> [Work instructions] Identify the lines that contain the word "with", then copy them.

> [Data entries]

## BEGIN

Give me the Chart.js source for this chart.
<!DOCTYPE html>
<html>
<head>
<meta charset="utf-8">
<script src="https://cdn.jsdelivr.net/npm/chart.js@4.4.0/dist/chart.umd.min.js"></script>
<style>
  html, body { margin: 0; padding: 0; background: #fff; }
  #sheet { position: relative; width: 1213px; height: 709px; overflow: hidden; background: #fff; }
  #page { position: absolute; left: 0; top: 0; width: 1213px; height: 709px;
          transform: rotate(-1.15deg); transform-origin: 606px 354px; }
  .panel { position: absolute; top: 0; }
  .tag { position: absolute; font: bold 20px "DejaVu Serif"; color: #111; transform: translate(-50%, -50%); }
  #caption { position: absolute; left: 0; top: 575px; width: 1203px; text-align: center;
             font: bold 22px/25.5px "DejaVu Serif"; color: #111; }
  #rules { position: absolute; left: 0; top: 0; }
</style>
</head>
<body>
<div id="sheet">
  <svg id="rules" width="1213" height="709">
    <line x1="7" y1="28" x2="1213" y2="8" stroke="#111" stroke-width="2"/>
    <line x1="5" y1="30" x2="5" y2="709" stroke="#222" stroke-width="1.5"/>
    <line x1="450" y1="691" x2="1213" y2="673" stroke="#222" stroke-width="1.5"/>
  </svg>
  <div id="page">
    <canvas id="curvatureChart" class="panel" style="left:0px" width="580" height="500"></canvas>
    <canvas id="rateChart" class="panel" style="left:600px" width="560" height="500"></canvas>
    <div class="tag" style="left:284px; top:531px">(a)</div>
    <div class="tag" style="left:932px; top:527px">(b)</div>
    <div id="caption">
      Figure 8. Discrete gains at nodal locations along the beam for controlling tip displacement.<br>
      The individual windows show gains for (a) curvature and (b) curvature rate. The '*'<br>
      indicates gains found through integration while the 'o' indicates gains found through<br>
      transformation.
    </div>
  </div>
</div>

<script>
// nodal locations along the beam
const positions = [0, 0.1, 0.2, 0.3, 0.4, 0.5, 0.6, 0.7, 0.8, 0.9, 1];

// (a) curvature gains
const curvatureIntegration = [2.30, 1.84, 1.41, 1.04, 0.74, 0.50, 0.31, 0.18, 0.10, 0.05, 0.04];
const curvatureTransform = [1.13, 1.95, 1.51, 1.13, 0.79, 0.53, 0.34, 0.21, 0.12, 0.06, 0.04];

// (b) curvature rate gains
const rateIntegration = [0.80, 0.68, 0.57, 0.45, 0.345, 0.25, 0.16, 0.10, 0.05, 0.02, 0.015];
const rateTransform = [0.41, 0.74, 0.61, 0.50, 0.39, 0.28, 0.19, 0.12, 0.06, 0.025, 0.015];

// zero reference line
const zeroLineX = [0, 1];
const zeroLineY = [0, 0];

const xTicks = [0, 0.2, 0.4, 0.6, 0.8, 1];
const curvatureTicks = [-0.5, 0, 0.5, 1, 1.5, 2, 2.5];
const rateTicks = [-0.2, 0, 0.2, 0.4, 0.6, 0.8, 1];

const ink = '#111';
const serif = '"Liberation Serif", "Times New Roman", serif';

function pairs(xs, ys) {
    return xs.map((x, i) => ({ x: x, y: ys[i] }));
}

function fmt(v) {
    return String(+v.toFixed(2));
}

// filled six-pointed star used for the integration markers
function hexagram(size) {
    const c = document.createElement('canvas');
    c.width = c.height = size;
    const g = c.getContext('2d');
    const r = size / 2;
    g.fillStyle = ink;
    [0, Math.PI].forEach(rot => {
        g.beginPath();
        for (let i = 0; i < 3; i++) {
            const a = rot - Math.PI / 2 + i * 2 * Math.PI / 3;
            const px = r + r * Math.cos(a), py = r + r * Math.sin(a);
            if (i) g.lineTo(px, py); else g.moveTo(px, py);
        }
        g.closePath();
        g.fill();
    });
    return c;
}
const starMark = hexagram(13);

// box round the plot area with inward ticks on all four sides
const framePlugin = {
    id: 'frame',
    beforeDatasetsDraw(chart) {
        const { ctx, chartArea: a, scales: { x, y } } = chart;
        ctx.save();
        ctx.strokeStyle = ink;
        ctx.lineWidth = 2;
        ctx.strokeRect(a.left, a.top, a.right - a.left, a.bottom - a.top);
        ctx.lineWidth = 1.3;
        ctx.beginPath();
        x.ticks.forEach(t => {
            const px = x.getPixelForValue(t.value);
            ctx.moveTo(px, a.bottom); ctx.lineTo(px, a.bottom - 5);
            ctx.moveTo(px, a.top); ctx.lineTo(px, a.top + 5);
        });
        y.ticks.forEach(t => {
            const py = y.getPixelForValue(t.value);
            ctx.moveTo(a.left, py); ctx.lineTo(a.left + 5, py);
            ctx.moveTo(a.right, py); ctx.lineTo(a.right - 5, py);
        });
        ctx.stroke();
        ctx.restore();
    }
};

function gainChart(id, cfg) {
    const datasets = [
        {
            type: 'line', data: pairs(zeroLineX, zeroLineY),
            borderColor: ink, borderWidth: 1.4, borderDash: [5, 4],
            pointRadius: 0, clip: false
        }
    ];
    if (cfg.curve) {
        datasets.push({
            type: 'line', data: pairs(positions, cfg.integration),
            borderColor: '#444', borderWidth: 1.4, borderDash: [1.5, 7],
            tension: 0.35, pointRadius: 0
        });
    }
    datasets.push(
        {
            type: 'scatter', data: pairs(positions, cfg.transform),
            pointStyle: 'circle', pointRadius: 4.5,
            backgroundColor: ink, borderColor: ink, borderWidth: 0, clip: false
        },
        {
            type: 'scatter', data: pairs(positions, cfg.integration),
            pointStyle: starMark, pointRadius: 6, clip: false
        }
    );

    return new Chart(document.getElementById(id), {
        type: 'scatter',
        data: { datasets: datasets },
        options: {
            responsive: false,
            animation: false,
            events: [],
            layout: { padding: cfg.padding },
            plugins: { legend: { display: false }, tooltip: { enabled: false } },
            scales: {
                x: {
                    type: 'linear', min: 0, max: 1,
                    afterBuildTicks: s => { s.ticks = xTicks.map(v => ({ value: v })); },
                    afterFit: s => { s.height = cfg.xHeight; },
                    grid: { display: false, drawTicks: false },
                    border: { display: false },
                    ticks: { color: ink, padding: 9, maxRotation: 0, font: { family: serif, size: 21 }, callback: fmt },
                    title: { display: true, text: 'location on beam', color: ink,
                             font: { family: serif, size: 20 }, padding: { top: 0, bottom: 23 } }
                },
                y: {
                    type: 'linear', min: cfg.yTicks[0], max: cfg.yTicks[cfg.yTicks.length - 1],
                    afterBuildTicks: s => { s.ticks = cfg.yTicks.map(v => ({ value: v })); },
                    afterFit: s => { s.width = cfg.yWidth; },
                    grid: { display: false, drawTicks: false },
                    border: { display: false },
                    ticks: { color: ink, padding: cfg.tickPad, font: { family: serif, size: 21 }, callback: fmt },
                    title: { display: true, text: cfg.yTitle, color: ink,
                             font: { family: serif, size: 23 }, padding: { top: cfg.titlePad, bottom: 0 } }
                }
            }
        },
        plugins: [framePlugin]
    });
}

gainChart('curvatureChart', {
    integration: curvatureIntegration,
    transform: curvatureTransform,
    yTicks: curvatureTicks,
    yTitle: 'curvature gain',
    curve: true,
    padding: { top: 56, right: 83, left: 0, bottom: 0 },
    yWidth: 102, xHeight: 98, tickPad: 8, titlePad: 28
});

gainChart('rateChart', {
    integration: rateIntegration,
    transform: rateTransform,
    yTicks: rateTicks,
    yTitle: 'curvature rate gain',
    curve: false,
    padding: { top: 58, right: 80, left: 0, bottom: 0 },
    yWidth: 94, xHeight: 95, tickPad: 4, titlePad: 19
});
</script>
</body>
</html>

## END
## BEGIN

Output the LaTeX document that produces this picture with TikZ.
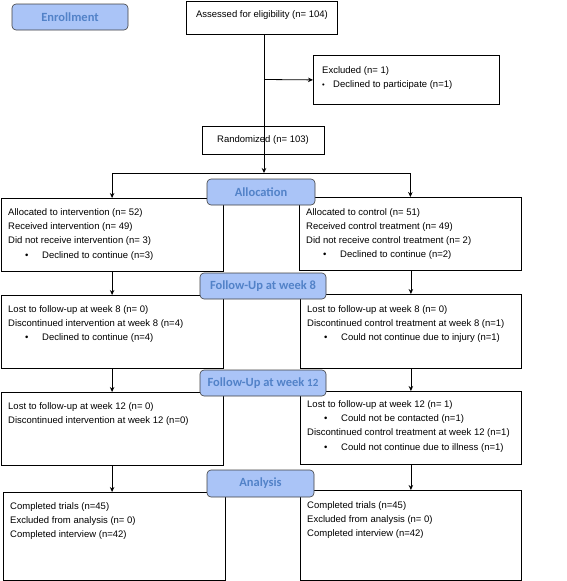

## END
## BEGIN

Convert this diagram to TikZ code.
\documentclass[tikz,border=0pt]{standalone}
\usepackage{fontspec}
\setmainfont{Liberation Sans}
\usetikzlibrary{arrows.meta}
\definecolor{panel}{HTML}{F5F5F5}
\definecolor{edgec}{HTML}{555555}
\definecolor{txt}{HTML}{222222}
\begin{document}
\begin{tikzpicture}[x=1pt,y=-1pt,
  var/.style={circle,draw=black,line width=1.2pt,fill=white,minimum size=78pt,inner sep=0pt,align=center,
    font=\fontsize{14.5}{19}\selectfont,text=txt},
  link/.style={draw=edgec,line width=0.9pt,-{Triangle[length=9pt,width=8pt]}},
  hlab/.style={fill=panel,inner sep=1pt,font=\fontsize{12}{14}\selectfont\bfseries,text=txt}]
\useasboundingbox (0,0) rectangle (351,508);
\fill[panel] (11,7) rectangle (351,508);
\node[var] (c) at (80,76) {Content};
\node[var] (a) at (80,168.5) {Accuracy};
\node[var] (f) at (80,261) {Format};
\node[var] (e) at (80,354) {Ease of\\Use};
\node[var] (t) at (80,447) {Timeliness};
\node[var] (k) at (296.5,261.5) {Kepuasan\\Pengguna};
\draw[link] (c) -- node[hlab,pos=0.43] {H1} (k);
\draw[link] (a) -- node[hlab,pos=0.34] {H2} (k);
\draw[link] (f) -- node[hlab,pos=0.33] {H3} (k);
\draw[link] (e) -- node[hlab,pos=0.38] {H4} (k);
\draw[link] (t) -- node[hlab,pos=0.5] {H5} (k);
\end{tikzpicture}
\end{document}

## END

> [Output]
// box round the plot area with inward ticks on all four sides
Output the LaTeX document that produces this picture with TikZ.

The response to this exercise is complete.